24. There is no doubt that the Houthi rebels operate in the north of Yemen. That does not mean that all persons having a link with the north including a present or historic link are treated as being Houthi rebels or their supporters. The fact that the appellant himself was born in Saudi Arabia and has lived there ever since raises no inference that he will be treated as a Houthi rebel in Aden or, indeed, anywhere else.
25. The appellant does not claim to have any personal experience of attitudes in Yemen since he has never lived there and only visited once for a period of about a week in 2008. His father passed away in 2012 in Saudi Arabia. His mother and two siblings continue to live there. In his witness statement, the appellant merely records that he could not go back to Yemen because of the war; that it is impossible to live safely as a result of the war and that young males are being forced to fight. The specific claim of forced conscription is not advanced in the grounds or in submissions. No specific claim is made that the appellant would suffer discrimination and persecution as a northerner in Aden. Accordingly, in order to make good this claim, it would be necessary for the appellant to identify background material or expert evidence establishing those living in the government-controlled areas of Yemen including Aden are actively involved in distinguishing those around them who originate from the north and that, once an individual is stigmatised as a northerner, he is at risk of harm.
26. The material contained in the appellant's bundle served under cover of a letter dated 11 October 2018 does not make good that claim.
27. Page 34 of the bundle identifies the origins of the Civil War. President Hadi was faced with attacks by Al Qaeda, a separatist rising in the south, divided loyalties in the military, corruption, lack of food and unemployment. These difficulties prompted the rising of the Houthi movement, championing Yemen's minority Shia community. As paragraph 2 of his witness statement makes clear, the appellant is a Sunni Muslim.
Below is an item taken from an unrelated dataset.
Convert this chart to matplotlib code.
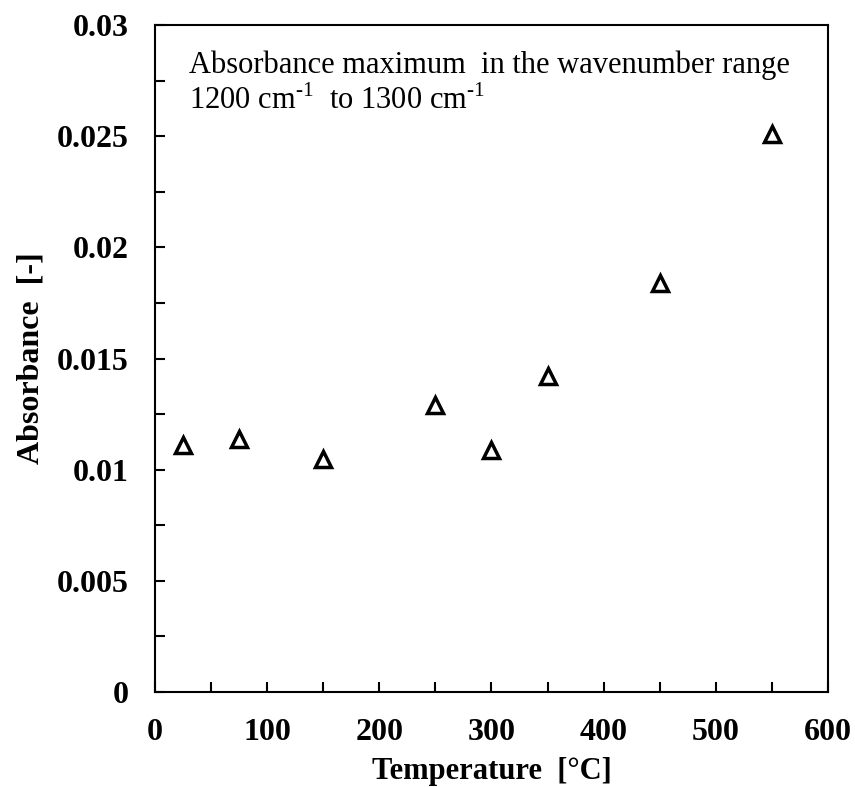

28. Page 46, a report dated 25 March 2018 from Al Jazeera, headlines that hundreds of northerners were expelled from Aden as regional divisions between north and south worsened. Some business owners told Al Jazeera that they had been threatened unless they left southern Yemen. At page 47 of the bundle the New Arab, reporting on 8 May 2016, records that more than 800 northern Yemenis were deported from Aden. It is said that the authorities claim those deported did not hold adequate documents. The news came following cracks in Yemen's direct peace talks between the government and Houthi rebels forcing the United Nations envoy to revert to mediating between the warring factions in indirect talks. There were allegations by the government that the Houthis had gone back on their word about discussing substantive issues. Each side was accusing the other of not respecting the truce. It thus appears that the event took place within the wider context of frustration felt about the process of truce, negotiation and cross-allegations of misconduct.
29. At page 50 of the bundle, a report dated 13 May 2016 from Asia News.it reported that Yemen was moving towards partition and that thousands of northerners living in the south were being driven from their homes as part of a process of homogenisation along pre-1990 boundaries. This obviously refers to the same period of unrest mentioned in the preceding paragraph, now some 3 years ago. Similarly, page 55 is in an extract from Google referring to a website which recorded that on 9 May 2016 that Yemeni officials had claimed that possible southern separatist fighters in Aden were expelling and detaining hundreds of civilians from northern? [sentence complete]
30. Ms Brown relied upon the passage at page 51 that in March 2015 pro-Hadi armed groups, along with members of Al Qaeda and local armed militias, seized the Central Security headquarters in Aden, as well as properties and businesses owned by northerners. Northern-owned shops have been looted and northerners have been publicly hanged for allegedly belonging to or collaborating with Ansar Allah.
31. These were the passages to which I was specifically referred in the oral arguments. They span a period between 2015 and 2018. Whilst they clearly demonstrate that there is a process by which some northern Yemenis have been the subject of discrimination and, indeed, forced removal, they fail to demonstrate that the incidents are widespread and continuous amounting to ethnic cleansing such as to put every northerner at real risk. There is little to identify the scale of discrimination. If there were a northern community in Aden of only 1,000 persons, then the forced removal of 800 of that community is clearly significant; much less so if the community is much larger. Then there is the context in which those removals took place; if they took place in the context of a general election where ethnicity featured heavily the risk may be of historic and not current interest. The event mentioned by Al Jazeera appears to have been directed to owners of businesses, perhaps because of a feeling that they operate a strangle-hold on commercial activity, perhaps envy, perhaps because they create unfair competition. It is speculative to say whether this impacts upon the ordinary Yemeni citizen from the north. Then there is the frequency of events; a pattern of repeated discrimination offers an insight into real risk whereas a single incident does not. Inevitably, events which took place many years ago offer little or limited evidence of current risk. On the basis of this very scant material, the appellant failed to establish he would be at risk on return.
32. In any event, the risk to northerners presupposes that the appellant will be deemed to be a northerner. This hinges upon the southern community knowing of, and being influenced by, the entry in the appellant's identity card. There is nothing else to establish this identity. He is a Sunni Muslim and there is no evidence he has an accent, facial features or other means of distinguishing him. The appellant's history will be self-evident, born and educated in Saudi Arabia. His conversation about his life in Saudi Arabia, his marriage, his qualifications, his work and his Sunni religion cannot reasonably be deemed to raise the inference of his associated with the north, far less with Houthi rebels.
Conclusion
33. Any critical evaluation of the appellant's claim must lead to the conclusion that he has failed to establish a risk on return to Saudi Arabia or to Yemen. The determination of the First-tier Tribunal does not reveal a material error of law.